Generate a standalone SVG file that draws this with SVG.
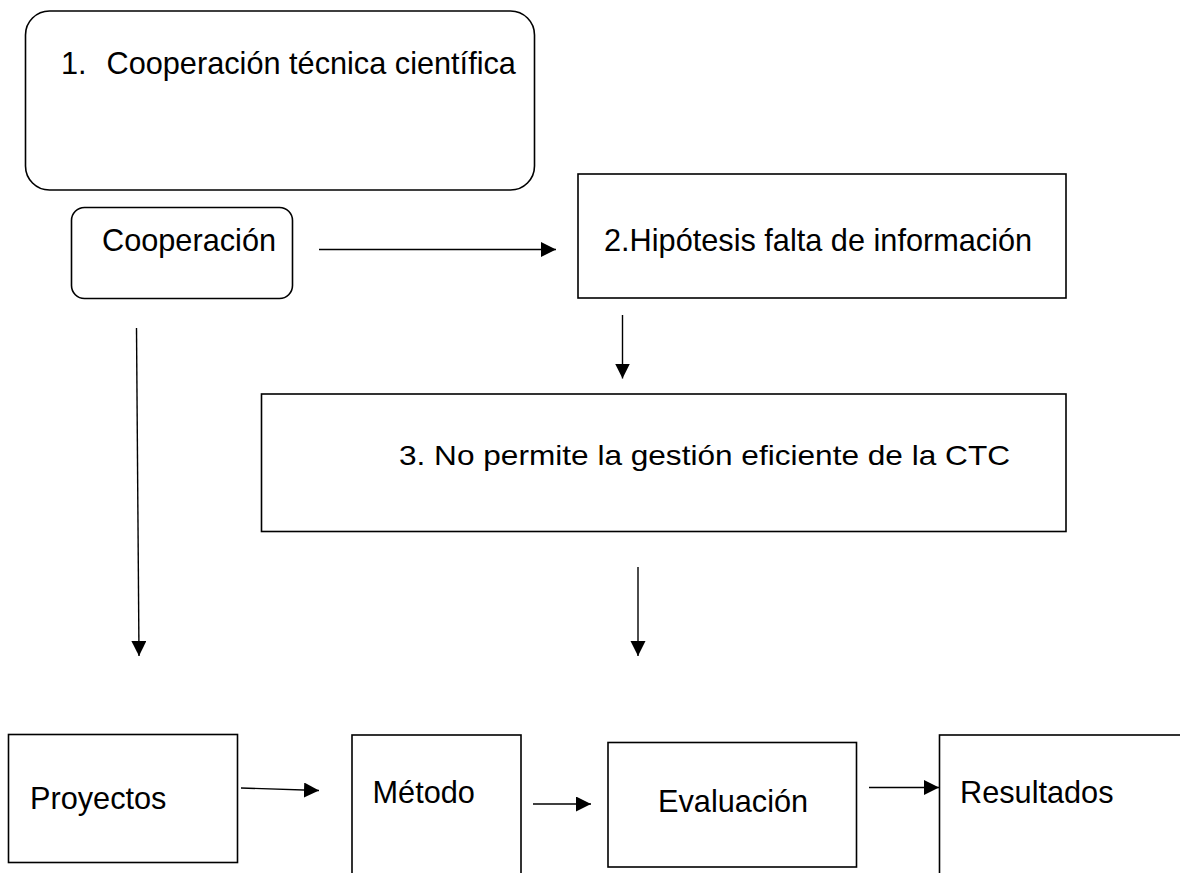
<svg xmlns="http://www.w3.org/2000/svg" width="1180" height="873" viewBox="0 0 1180 873">
<style>
.box{fill:#fff;stroke:#000;stroke-width:1.6}
.lbl{font-family:"Liberation Sans",Arial,sans-serif;font-size:30.7px;fill:#000}
.con{stroke:#000;stroke-width:1.4;fill:none;marker-end:url(#ah)}
</style>
<defs>
<marker id="ah" markerUnits="userSpaceOnUse" markerWidth="16" markerHeight="16" refX="15" refY="7.5" orient="auto">
<path d="M0,0 L15,7.5 L0,15 Z" fill="#000"/>
</marker>
</defs>
<rect width="1180" height="873" fill="#fff"/>
<g id="n1">
<rect class="box" x="25.5" y="11" width="509" height="179" rx="24" ry="24"/>
<text class="lbl" x="61" y="74">1.</text>
<text class="lbl" x="106.5" y="74">Cooperación técnica científica</text>
</g>
<g id="cooperacion">
<rect class="box" x="71.5" y="207.5" width="221" height="91" rx="13" ry="13"/>
<text class="lbl" x="102" y="250.5">Cooperación</text>
</g>
<g id="n2">
<rect class="box" x="578" y="174" width="488" height="124"/>
<text class="lbl" x="604" y="251">2.Hipótesis falta de información</text>
</g>
<g id="n3">
<rect class="box" x="261.5" y="394" width="804.5" height="137.5"/>
<text class="lbl" x="399" y="465" style="font-size:28px" textLength="611" lengthAdjust="spacingAndGlyphs">3. No permite la gestión eficiente de la  CTC</text>
</g>
<g id="proyectos">
<rect class="box" x="8.5" y="734.5" width="229" height="128"/>
<text class="lbl" x="30" y="809">Proyectos</text>
</g>
<g id="metodo">
<rect class="box" x="352" y="735" width="169" height="200"/>
<text class="lbl" x="372.5" y="803">Método</text>
</g>
<g id="evaluacion">
<rect class="box" x="608" y="742.5" width="248.5" height="124.5"/>
<text class="lbl" x="658" y="811.5">Evaluación</text>
</g>
<g id="resultados">
<rect class="box" x="939.5" y="735" width="300" height="200"/>
<text class="lbl" x="960" y="802.5">Resultados</text>
</g>
<g id="connectors">
<line class="con" x1="319" y1="249.5" x2="556" y2="249.5"/>
<line class="con" x1="622.5" y1="315" x2="622.5" y2="378.5"/>
<line class="con" x1="136.5" y1="328" x2="139" y2="656"/>
<line class="con" x1="638" y1="567" x2="638" y2="656"/>
<line class="con" x1="241" y1="788" x2="319" y2="790.5"/>
<line class="con" x1="533" y1="804" x2="591" y2="804"/>
<line class="con" x1="869" y1="787.5" x2="939" y2="787.5"/>
</g>
</svg>
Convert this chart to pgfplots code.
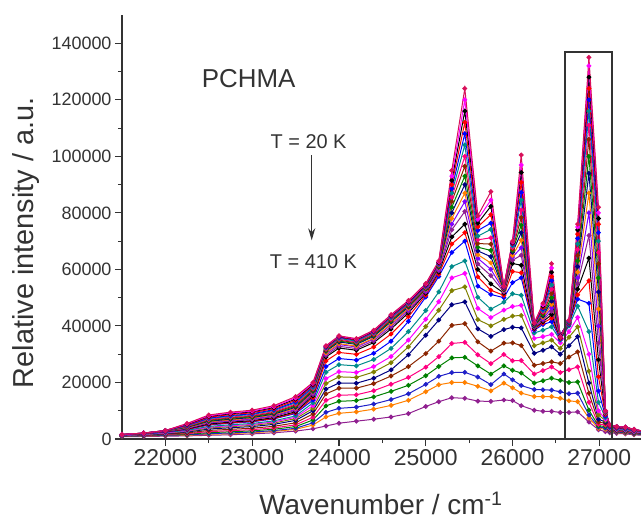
\documentclass[border=0pt]{standalone}
\usepackage{pgfplots}
\pgfplotsset{compat=1.18}
\usepackage{pgfplotstable}
\usetikzlibrary{arrows.meta}
\usepackage{fontspec}
\setmainfont{Liberation Sans}
\definecolor{cCrimson}{HTML}{D8105A}
\definecolor{cMagenta}{HTML}{FF00FF}
\definecolor{cBlack}{HTML}{000000}
\definecolor{cRed}{HTML}{FF0000}
\definecolor{cBlue}{HTML}{0000FF}
\definecolor{cDCyan}{HTML}{008B8B}
\definecolor{cPink}{HTML}{FF0080}
\definecolor{cWine}{HTML}{8B2500}
\definecolor{cGreen}{HTML}{008000}
\definecolor{cNavy}{HTML}{000080}
\definecolor{cOrange}{HTML}{FF8000}
\definecolor{cViolet}{HTML}{8000FF}
\definecolor{cPurple}{HTML}{902090}
\definecolor{cOlive}{HTML}{808000}
\definecolor{cRoyal}{HTML}{2020C8}
\definecolor{axgray}{HTML}{333333}
\pgfplotstableread{
x c1 c2 c3 c4 c5 c6 c7 c8 c9 c10 c11 c12 c13 c14 c15 c16 c17 c18 c19 c20 c21 c22 c23 c24 c25 c26
21500 1600 1600 1600 1590 1580 1580 1570 1560 1550 1540 1530 1520 1500 1490 1450 1390 1340 1270 1220 1170 1120 1060 1000 940 890 800
21750 2100 2090 2090 2080 2080 2060 2050 2040 2030 2020 1990 1980 1960 1930 1870 1790 1700 1610 1540 1450 1380 1280 1200 1100 1040 900
22000 3000 2990 2980 2970 2960 2940 2920 2900 2880 2860 2820 2800 2760 2720 2620 2480 2340 2180 2060 1920 1800 1640 1500 1340 1230 1000
22250 5500 5320 5190 5020 4840 4710 4530 4400 4270 4140 4000 3870 3740 3560 3430 3340 3040 2860 2680 2460 2160 1890 1670 1450 1320 1100
22500 8500 8210 8000 7710 7420 7200 6920 6700 6480 6270 6050 5840 5620 5330 5120 4970 4470 4180 3890 3530 3030 2600 2240 1880 1660 1300
22750 9500 9180 8940 8620 8300 8060 7740 7500 7260 7020 6780 6540 6300 5980 5740 5580 5020 4700 4380 3980 3420 2940 2540 2140 1900 1500
23000 10200 9860 9610 9280 8940 8690 8350 8100 7850 7600 7340 7090 6840 6500 6250 6080 5500 5160 4820 4400 3820 3310 2890 2470 2220 1800
23250 11800 11420 11130 10740 10360 10070 9690 9400 9110 8820 8540 8250 7960 7580 7290 7100 6420 6040 5660 5180 4500 3930 3450 2970 2680 2200
23500 15000 14510 14150 13660 13170 12800 12320 11950 11580 11220 10850 10490 10120 9630 9270 9020 8170 7680 7190 6580 5730 5000 4390 3780 3410 2800
23700 20000 19670 19340 19020 18690 18200 17870 17540 17210 16880 16560 16230 15740 15240 14590 13770 12780 11800 10820 10000 8850 7700 6720 5730 4910 3600
23850 33000 32860 32720 32570 32430 32150 31860 31580 31300 31010 30440 30160 29590 29020 27600 25620 23630 21360 19650 17660 15960 13690 11700 9430 7810 4600
24000 36500 36350 36190 36040 35880 35570 35260 34960 34650 34340 33720 33410 32790 32170 30630 28470 26300 23830 21980 19810 17960 15490 13330 10850 9090 5600
24200 35500 35350 35210 35060 34920 34620 34330 34040 33750 33460 32870 32580 32000 31410 29950 27910 25860 23530 21780 19730 17980 15640 13600 11260 9600 6300
24400 38500 38340 38190 38030 37870 37560 37240 36930 36610 36300 35670 35350 34720 34090 32520 30310 28110 25590 23700 21490 19600 17080 14880 12360 10560 7000
24600 44000 43820 43640 43460 43280 42910 42550 42190 41830 41470 40740 40380 39660 38930 37120 34590 32050 29160 26990 24450 22280 19380 16850 13950 11890 7800
24800 49000 48800 48600 48400 48200 47900 47600 47300 47000 46700 46200 45800 45200 44600 43300 41600 38000 35000 32600 29800 25600 21800 19000 16000 13700 9000
25000 55000 54780 54570 54350 54130 53910 53700 53480 53260 53040 52830 52390 51960 51520 50870 50220 45430 42390 39780 36730 30210 25420 22380 19330 16720 11500
25150 63000 62750 62500 62250 62000 61760 61510 61260 61010 60760 60510 60010 59510 59020 58270 57520 52040 48560 45570 42080 34610 29140 25650 22160 19180 13200
25300 95000 93000 91500 90000 88500 87000 85500 84000 82000 80000 78000 76000 74000 71500 69000 66000 61000 57000 52500 47500 40200 33800 28700 23500 20000 14600
25450 124000 120000 116000 112000 108000 104000 100000 96500 93000 90000 87000 84000 80500 76000 73000 70000 63000 58600 53800 48500 40800 34200 28900 23600 20000 14400
25600 79000 77690 76380 75060 73750 71780 70470 69160 67850 66540 65220 63910 61940 59980 57350 54070 50140 46200 42260 38980 34390 29800 25860 21930 18650 13400
25750 87500 84530 82310 79340 76370 74140 71180 68950 66720 64500 62270 60050 57820 54850 52630 51140 45950 42980 40010 36300 31110 26660 22950 19240 17010 13300
25900 54000 54000 53800 53800 53600 53600 53400 53200 53000 52800 52600 52400 52000 51600 50800 50000 48400 45600 42300 38700 33900 29900 25900 23000 19800 13800
26000 70000 69720 69440 69150 68870 68310 67740 67180 66620 66050 64920 64360 63230 62100 59280 55340 51390 46880 43490 39540 34000 27700 24320 20930 18110 13600
26100 100500 96950 94290 90740 87200 84530 80990 78330 75660 73000 70340 67680 65020 61470 58810 57040 50830 47280 43730 39300 33090 27770 23330 18900 16240 11800
26250 41000 41000 40800 40800 40700 40600 40500 40400 40200 40000 39900 39700 39500 39200 38900 38500 37500 35600 33000 30300 26100 23000 19800 17500 15000 10200
26350 48000 47500 47000 46500 46000 45500 45000 44500 44000 43500 43000 42500 42000 41500 41000 40500 38500 36200 34000 31400 26700 24200 20600 17400 15000 9800
26450 62000 60500 59000 57500 56000 54500 53000 51500 50000 48800 47600 46400 45200 44000 42800 41500 39700 37000 35000 32600 27300 25500 21500 17300 15000 9800
26550 36000 36200 36400 36500 36600 36700 36700 36600 36500 36400 36300 36200 36000 35800 35600 35400 35000 34000 32000 30000 26700 23500 20800 16700 14400 9400
26650 42000 42000 41900 41800 41700 41600 41500 41400 41300 41200 41100 41000 40900 40800 40700 40500 40000 38000 36000 33000 29000 24500 20000 16000 13500 9400
26750 76000 75000 74000 72500 71000 69000 67000 65000 63000 61000 59000 57000 55000 53000 51000 49500 47000 43000 39700 36200 30800 25500 20200 16200 13200 9600
26880 135000 132000 128000 124000 120000 116000 111000 106000 100000 94000 87000 80000 72000 64000 56000 48000 38000 30000 24000 19800 16200 13000 10200 8500 7400 6000
26990 82000 80000 78000 76000 73000 70000 66000 62000 57000 52000 46000 40000 34000 28000 22000 17000 13000 10000 8500 7000 6000 5200 4600 4200 3800 3300
27070 10000 9960 9930 9890 9850 9780 9700 9630 9560 9480 9330 9260 9110 8960 8590 8080 7560 6970 6520 6000 5560 4970 4450 3860 3440 2600
27120 5000 4990 4970 4960 4940 4920 4890 4860 4830 4800 4750 4720 4660 4610 4470 4270 4080 3850 3680 3490 3320 3100 2900 2680 2520 2200
27200 4400 4390 4380 4360 4350 4330 4300 4280 4260 4230 4180 4160 4110 4060 3940 3780 3610 3420 3270 3100 2960 2770 2600 2410 2270 2000
27300 4200 4190 4180 4160 4150 4130 4100 4080 4060 4030 3980 3960 3910 3860 3740 3580 3410 3220 3070 2900 2760 2570 2400 2210 2070 1800
27400 3400 3390 3380 3370 3360 3340 3320 3310 3290 3270 3230 3210 3170 3130 3040 2910 2770 2620 2510 2370 2260 2110 1980 1820 1710 1500
27500 2800 2790 2790 2780 2770 2760 2740 2730 2710 2700 2670 2650 2620 2590 2520 2410 2310 2190 2100 1990 1900 1780 1680 1560 1470 1300
}\spectra

\begin{document}
\begin{tikzpicture}
\begin{axis}[
  at={(0,0)}, anchor=south west,
  scale only axis, width=519bp, height=424bp,
  xmin=21500, xmax=27480, ymin=0, ymax=150000,
  axis lines*=left,
  axis line style={line width=1.3bp, color=axgray},
  tick align=outside,
  major tick length=7bp, minor tick length=4bp,
  every tick/.style={line width=1.1bp, color=axgray},
  xtick={22000,23000,24000,25000,26000,27000}, minor x tick num=1,
  ytick={0,20000,40000,60000,80000,100000,120000,140000}, minor y tick num=1,
  scaled ticks=false,
  /pgf/number format/fixed,
  /pgf/number format/precision=0,
  /pgf/number format/1000 sep={},
  /pgf/number format/assume math mode=true,
  xticklabel style={font=\fontsize{23}{26}\selectfont, text=axgray},
  yticklabel style={font=\fontsize{18}{21}\selectfont, text=axgray},
  xlabel={Wavenumber / cm\textsuperscript{-1}},
  ylabel={Relative intensity / a.u.},
  xlabel style={font=\fontsize{28}{32}\selectfont, text=axgray, at={(axis description cs:0.499,-0.179)}, anchor=base},
  ylabel style={font=\fontsize{29}{33}\selectfont, text=axgray, at={(axis description cs:-0.170,0.463)}, anchor=base},
  clip=true,
  every axis plot/.append style={line width=1bp, mark=*, mark size=1.9bp, mark options={solid}},
]
\addplot[color=cPurple] table[x=x,y=c26]{\spectra};
\addplot[color=cOrange] table[x=x,y=c25]{\spectra};
\addplot[color=cRoyal] table[x=x,y=c24]{\spectra};
\addplot[color=cGreen] table[x=x,y=c23]{\spectra};
\addplot[color=cPink] table[x=x,y=c22]{\spectra};
\addplot[color=cWine] table[x=x,y=c21]{\spectra};
\addplot[color=cNavy] table[x=x,y=c20]{\spectra};
\addplot[color=cOlive] table[x=x,y=c19]{\spectra};
\addplot[color=cMagenta] table[x=x,y=c18]{\spectra};
\addplot[color=cDCyan] table[x=x,y=c17]{\spectra};
\addplot[color=cBlue] table[x=x,y=c16]{\spectra};
\addplot[color=cRed] table[x=x,y=c15]{\spectra};
\addplot[color=cBlack] table[x=x,y=c14]{\spectra};
\addplot[color=cPurple] table[x=x,y=c13]{\spectra};
\addplot[color=cViolet] table[x=x,y=c12]{\spectra};
\addplot[color=cOrange] table[x=x,y=c11]{\spectra};
\addplot[color=cNavy] table[x=x,y=c10]{\spectra};
\addplot[color=cGreen] table[x=x,y=c9]{\spectra};
\addplot[color=cWine] table[x=x,y=c8]{\spectra};
\addplot[color=cPink] table[x=x,y=c7]{\spectra};
\addplot[color=cDCyan] table[x=x,y=c6]{\spectra};
\addplot[color=cBlue] table[x=x,y=c5]{\spectra};
\addplot[color=cRed] table[x=x,y=c4]{\spectra};
\addplot[color=cBlack] table[x=x,y=c3]{\spectra};
\addplot[color=cMagenta] table[x=x,y=c2]{\spectra};
\addplot[color=cCrimson] table[x=x,y=c1]{\spectra};
\node[font=\fontsize{26}{30}\selectfont, text=axgray, anchor=base] at (axis cs:22960,124300) {PCHMA};
\node[font=\fontsize{20}{24}\selectfont, text=axgray, anchor=base] at (axis cs:23650,102700) {T = 20 K};
\node[font=\fontsize{20}{24}\selectfont, text=axgray, anchor=base] at (axis cs:23706,60300) {T = 410 K};
\draw[-{Stealth[length=12bp,width=7bp]}, line width=1.2bp, axgray] (axis cs:23686,100400) -- (axis cs:23686,70300);
\end{axis}
\draw[line width=1.4bp, axgray] (443bp,0bp) rectangle (490bp,387bp);
\pgfresetboundingbox
\path[use as bounding box] (-122bp,-84bp) rectangle (519bp,439bp);
\end{tikzpicture}
\end{document}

========================================

> **What is needed**
Copy out every line of the listing that contains the string "this".

> **Output of the exercise**
Generate a standalone SVG file that draws this with SVG.
Convert this chart to pgfplots code.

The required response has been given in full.